Actually the name came from the town... Strangely the only book I can remember reading that features the place is The Stand - Trashcan Man burns the place down.
And now I feel like a song, all together now..
"Gary don't need is eyes to see / Gary and his eyes have parted company!"
Nicely quoted, Gary:
'GGGAAARRRYYY GGIIILLLLMORRRRE'S EYYYES!!!', if I'm not mistaken.
But we're forgetting about the very pinnacle of cool: Gareth Keenan from The Office!
Be thankful man- I was a gnat's whisker away from being Jethro or *shudder* Colin...
gary liniker
erm me
Jethro?
YEEEEEEE-HAAAAAA!
My mate's mother was unsure whether to call him after Mark Bolan or another obscure singer called Colin somethin-or-other. Bolan lost.
"Bolan lost"
Unlucky...
True. Still, though, he did better than the Bolan lad's own son, Rolan.
Gary, Indiana rings a bell from somewhere - it's either mentioned in Stupid White Men or Fast Food Nation, so presumably nothing good is said about it...
N.B. Has anyone mentioned Garry Bushell yet?
"True. Still, though, he did better than the Bolan lad's own son, Rolan."

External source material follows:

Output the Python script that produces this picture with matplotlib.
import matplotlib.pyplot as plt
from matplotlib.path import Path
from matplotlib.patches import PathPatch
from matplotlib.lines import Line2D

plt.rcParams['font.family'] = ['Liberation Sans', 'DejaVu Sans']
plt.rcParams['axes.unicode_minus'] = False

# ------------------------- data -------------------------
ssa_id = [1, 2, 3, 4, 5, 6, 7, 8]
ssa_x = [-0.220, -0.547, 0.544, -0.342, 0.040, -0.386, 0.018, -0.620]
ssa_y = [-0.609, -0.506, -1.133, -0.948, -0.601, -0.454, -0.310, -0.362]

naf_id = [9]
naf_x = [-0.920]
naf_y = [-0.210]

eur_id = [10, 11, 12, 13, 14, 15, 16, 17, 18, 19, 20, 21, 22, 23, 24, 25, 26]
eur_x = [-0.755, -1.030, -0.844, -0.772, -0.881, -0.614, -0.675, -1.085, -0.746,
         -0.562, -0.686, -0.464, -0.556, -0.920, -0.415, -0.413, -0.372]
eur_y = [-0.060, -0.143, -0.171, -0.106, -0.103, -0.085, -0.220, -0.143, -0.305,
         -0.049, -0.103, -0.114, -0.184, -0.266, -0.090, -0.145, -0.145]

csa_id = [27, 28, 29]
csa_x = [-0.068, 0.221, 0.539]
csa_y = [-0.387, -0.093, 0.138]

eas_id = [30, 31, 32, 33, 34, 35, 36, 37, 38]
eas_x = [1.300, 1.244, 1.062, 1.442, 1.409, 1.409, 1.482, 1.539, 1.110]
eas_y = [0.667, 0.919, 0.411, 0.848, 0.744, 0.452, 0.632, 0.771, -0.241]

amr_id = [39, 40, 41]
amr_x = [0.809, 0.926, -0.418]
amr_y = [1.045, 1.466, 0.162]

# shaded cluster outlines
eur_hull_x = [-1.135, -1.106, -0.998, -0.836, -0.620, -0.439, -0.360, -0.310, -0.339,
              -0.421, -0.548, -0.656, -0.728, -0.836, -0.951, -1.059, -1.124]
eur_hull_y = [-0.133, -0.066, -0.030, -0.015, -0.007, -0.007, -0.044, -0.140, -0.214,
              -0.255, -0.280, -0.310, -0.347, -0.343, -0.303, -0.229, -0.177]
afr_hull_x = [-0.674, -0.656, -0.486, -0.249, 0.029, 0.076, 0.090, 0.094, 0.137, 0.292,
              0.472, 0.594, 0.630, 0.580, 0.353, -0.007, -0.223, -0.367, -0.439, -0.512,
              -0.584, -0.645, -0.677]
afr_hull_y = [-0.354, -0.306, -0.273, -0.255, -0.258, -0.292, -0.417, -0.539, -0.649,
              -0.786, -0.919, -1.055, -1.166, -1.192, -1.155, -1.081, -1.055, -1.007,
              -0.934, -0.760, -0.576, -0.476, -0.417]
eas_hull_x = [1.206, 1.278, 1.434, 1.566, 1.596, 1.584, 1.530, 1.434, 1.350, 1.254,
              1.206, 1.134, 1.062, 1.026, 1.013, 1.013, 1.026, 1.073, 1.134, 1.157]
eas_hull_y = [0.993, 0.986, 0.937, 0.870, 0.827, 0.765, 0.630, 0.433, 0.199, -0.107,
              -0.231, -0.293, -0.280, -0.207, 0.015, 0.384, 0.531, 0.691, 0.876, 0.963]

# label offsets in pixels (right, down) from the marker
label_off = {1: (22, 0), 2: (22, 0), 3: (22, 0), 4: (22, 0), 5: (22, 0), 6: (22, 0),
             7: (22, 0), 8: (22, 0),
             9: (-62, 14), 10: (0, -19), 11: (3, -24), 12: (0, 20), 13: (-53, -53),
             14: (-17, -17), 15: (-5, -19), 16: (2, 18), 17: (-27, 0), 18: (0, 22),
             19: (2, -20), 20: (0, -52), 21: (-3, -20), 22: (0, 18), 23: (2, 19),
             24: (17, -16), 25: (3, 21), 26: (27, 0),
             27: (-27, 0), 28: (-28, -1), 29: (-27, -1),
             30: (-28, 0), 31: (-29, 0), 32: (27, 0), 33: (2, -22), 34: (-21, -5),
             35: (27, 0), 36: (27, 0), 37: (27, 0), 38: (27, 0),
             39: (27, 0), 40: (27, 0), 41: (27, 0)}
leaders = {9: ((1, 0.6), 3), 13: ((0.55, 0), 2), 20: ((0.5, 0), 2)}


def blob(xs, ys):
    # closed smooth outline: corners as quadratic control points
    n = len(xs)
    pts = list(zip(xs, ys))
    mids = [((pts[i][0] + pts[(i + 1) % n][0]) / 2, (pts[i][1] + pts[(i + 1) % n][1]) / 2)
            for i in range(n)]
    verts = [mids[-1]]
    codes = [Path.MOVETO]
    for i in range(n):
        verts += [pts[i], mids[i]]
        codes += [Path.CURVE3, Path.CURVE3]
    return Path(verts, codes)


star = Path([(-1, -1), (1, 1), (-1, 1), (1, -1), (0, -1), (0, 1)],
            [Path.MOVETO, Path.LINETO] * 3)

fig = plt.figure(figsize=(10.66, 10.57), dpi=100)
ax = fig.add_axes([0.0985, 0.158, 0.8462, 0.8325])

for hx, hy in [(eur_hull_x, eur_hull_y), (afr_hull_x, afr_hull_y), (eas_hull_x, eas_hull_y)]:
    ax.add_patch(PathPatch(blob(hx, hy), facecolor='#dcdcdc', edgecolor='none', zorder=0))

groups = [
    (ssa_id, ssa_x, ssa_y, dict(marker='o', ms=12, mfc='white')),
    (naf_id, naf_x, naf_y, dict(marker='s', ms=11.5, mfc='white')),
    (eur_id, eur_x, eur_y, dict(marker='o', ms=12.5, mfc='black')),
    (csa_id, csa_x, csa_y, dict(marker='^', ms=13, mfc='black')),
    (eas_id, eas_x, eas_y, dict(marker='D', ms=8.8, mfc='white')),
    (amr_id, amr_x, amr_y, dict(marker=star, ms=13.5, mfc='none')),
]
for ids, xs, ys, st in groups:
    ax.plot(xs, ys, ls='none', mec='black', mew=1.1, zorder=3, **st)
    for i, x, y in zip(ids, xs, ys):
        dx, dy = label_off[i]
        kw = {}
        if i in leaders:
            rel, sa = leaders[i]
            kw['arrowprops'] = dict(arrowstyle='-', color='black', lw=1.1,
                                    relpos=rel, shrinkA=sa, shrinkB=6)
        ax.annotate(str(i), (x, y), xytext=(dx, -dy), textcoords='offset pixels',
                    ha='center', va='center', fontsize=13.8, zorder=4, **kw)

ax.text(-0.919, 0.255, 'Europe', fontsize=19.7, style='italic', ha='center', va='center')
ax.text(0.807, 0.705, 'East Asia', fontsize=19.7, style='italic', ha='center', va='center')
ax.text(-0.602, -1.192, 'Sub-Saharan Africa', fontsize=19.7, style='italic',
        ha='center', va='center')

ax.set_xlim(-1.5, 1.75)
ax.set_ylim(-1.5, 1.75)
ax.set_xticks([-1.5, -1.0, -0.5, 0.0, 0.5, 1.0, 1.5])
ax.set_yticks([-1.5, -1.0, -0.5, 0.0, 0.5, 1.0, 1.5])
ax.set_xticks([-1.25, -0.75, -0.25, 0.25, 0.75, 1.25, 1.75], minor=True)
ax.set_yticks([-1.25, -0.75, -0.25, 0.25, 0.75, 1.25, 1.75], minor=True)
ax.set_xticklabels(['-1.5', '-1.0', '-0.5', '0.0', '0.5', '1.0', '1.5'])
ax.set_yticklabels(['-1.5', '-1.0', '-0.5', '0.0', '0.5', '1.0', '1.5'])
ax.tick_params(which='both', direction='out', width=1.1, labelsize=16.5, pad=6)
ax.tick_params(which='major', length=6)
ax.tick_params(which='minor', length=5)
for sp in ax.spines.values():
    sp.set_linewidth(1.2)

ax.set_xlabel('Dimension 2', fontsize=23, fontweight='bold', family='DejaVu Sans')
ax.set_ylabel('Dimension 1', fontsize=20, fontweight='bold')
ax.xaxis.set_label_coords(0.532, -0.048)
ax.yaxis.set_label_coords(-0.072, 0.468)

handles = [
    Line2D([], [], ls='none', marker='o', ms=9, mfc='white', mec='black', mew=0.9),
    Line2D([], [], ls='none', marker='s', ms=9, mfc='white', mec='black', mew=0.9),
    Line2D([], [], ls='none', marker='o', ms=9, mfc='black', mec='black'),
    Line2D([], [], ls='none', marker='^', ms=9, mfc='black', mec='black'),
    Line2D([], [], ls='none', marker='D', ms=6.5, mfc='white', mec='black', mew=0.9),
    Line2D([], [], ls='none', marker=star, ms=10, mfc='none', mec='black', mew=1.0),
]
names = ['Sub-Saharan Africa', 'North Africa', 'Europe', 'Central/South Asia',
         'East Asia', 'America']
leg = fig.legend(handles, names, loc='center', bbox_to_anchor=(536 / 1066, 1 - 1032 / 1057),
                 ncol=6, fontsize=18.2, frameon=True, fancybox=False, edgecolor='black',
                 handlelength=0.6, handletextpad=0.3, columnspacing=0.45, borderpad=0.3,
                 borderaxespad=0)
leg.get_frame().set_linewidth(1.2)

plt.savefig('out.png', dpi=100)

Yeah- what kind of idiot would do that to his own kid?!? Somebody who couldn't see the wood for the trees, that's who...
Ha.
Two words: Zowie Bowie...
you think thats bad my middle names bowie!!!
Kid bowie samurai ? wow, at least its not Kid Gary Samurai.

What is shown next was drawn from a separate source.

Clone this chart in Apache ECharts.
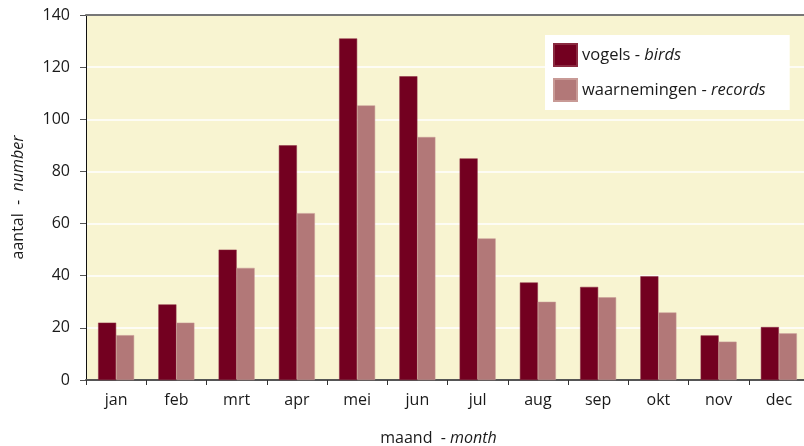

'Somebody who couldn't see the wood for the trees, that's who... '
Ohhhhhhh, you vicious bastid.
The saddest thing is, last I heard Mark's son was in a hip-hop band called 'Rolan Bolan and the Brotherhood of Bounce'. It's not something to be proud of, Roly boy.

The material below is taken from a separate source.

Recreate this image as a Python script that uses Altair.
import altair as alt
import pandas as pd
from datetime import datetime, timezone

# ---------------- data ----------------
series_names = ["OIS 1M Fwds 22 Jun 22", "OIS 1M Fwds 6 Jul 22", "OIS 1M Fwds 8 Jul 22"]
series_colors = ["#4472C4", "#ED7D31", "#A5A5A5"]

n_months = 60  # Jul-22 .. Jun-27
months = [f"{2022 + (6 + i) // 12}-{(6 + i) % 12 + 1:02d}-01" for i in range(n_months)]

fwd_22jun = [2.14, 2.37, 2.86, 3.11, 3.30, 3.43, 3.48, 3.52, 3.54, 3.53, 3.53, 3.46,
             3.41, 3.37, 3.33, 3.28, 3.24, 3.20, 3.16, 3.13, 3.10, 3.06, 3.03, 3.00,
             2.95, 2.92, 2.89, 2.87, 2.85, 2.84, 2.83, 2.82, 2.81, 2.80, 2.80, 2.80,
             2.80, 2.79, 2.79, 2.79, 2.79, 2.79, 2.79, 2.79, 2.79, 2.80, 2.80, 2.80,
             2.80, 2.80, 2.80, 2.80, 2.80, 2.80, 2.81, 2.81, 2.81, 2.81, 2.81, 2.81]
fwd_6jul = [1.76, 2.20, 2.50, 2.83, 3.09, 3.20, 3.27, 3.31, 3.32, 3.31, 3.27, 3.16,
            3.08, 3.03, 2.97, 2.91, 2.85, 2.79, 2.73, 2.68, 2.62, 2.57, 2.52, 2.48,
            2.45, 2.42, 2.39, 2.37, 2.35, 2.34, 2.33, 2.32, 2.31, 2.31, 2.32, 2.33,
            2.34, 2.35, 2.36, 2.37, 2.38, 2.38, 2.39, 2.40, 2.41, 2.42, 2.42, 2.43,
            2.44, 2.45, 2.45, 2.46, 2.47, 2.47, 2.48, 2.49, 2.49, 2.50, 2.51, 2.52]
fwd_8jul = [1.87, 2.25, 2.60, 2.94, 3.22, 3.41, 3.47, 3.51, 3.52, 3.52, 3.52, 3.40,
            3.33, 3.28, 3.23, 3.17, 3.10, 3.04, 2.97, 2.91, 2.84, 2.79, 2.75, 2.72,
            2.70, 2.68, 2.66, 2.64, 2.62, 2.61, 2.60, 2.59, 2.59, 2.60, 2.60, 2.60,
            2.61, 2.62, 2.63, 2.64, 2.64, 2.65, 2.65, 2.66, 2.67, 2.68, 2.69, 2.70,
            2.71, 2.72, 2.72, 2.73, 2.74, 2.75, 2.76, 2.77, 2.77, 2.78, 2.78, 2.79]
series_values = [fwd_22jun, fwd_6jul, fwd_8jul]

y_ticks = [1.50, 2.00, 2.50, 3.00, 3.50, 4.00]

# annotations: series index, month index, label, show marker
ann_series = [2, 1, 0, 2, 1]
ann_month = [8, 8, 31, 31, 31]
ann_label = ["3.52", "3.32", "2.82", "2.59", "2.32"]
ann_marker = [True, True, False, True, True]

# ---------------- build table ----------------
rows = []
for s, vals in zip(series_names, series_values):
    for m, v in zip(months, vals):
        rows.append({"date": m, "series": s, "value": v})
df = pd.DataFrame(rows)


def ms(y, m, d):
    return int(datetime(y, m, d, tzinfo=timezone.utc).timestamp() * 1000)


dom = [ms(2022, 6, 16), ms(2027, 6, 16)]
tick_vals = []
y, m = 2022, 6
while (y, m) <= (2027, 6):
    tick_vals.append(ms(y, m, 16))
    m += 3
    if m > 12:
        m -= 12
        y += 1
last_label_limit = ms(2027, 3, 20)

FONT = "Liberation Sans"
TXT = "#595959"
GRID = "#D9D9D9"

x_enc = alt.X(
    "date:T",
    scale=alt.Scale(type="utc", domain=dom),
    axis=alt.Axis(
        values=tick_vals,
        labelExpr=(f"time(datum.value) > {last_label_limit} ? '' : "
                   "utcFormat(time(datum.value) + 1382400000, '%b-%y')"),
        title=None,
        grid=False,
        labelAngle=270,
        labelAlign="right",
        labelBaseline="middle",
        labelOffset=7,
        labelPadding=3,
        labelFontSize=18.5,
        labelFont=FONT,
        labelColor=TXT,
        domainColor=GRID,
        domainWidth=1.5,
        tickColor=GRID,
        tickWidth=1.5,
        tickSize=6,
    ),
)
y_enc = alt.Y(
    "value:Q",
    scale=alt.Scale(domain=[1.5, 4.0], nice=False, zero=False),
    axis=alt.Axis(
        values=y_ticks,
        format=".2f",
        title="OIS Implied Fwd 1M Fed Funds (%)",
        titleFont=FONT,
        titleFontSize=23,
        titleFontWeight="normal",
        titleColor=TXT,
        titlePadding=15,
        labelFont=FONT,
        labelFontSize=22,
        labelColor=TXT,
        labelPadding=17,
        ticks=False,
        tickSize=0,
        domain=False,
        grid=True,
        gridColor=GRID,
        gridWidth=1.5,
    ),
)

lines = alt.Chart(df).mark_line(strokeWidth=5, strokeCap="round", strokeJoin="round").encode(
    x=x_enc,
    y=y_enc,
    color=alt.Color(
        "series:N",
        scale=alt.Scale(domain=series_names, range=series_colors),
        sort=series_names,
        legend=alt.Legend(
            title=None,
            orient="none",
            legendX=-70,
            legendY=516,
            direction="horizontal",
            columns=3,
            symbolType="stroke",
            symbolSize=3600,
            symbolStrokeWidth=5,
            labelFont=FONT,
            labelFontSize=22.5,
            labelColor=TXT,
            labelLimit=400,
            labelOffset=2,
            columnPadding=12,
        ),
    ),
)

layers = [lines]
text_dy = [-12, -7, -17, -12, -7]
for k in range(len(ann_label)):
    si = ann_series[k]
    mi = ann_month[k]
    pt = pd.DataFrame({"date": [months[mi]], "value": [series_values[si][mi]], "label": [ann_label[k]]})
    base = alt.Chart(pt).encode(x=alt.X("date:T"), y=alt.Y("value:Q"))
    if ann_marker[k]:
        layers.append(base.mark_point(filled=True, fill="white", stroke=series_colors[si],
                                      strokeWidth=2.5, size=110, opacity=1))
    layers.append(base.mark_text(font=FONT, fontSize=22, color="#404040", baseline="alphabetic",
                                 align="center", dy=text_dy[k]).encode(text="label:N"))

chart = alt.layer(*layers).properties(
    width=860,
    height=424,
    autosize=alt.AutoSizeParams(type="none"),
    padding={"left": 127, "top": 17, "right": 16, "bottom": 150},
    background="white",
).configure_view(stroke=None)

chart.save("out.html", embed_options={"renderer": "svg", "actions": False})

And Zowie Bowie (who inspired the name Rolan Bolan) is now called Joe Bowie. I thought Zowie was alright.
What about Bob Geldof's daughter, Fifi Trixabelle? And Frank Zappa's son Moon Unit? You're LUCKY you're called Gary.
"And Frank Zappa's son Moon Unit"
Daughter, actually. His son's called Dweezil.
When someone once suggested to Zappa that it was a bit cruel namimg his kids things like Dweezil or Moon Unit, he replied,
"Well, some people call their kids Frank!"
"Ohhhhhhh, you vicious bastid."
Yeah, but only on Thursday to Wednesday...
'Daughter, actually. His son's called Dweezil.'
Ah, well that's alright, then.
Surprised no ones mentioned Gareth "I'm a tiger!" Cheesman yet...
Oh and Gary In. home of the Miss USA pagent, which I'm sure featured in Moore's TV show so my bets on for Stupid White Men, which I really must though I know it'll make me very angry
Gary Lucas.
Genius guitarist and former cohort of Captain Beefheart and Jeff Bucley.
Hey, what about comedy God Garry Shandling, Gary "Whut you talkin' about Willis" Coleman and Garibaldi biscuits. I think we can all forget about Mr Glitter though...
He should think himself lucky, i was lumbered (at my dear Grandads insistance) with Kevin.
Thats like anti-cool that is!!
boo hoo.
What about Kevin O'neill, Kevin Walker, Kevin Costner, Kevin Kline and er Kevin Turvey.
me am tarquin
Well yes some of those (with the exception of Turvey) brought some respect back to the name.
My Grandad insisted it was a great name, named after the Patron Saint of Dublin and therefore i simply had to be named it (i think he was missing home).
I knew a Tarquin at school.
I'm convinced my parents were fans of the BeeGees.
The evidence....
... my initials are R for Robin, M for Maurice and B....
... well, thankfully (I guess) they decided not to go for Barry.
er slight back track...kevin costner cool????? i mean theres a coupla decent films, but as for him??? the 3 hour long wingeman messianic hero complex ridden dull dull Mr mogodon man.
now look how dennis hopper single handedly redeemed that name.
a coupla decent films
Hmm... thats contestable as well. Theres Untouchables, maybe JFK, and what?
Dances with wolves of course. And on a seperate note,I just remembered Kevin Spacey as well.
middle name bowie first name david be afraid be very afraid
Dances with wolves
Hmmmmmmmm....
Oh well, each to their own.
'And on a seperate note,I just remembered Kevin Spacey... '
I propose that Kevin Spacey and Gary Oldman each manage to single-handedly rescue both their Christian names respectively.
Thank you, you may applaud now.
Actually, i don't think that sentence makes sense. You may cease applauding.
well water world had a great badd guy in it.
I was named after Nathan the Prophet. Fortunately not after Zadoch the Priest who featured in the same hymn.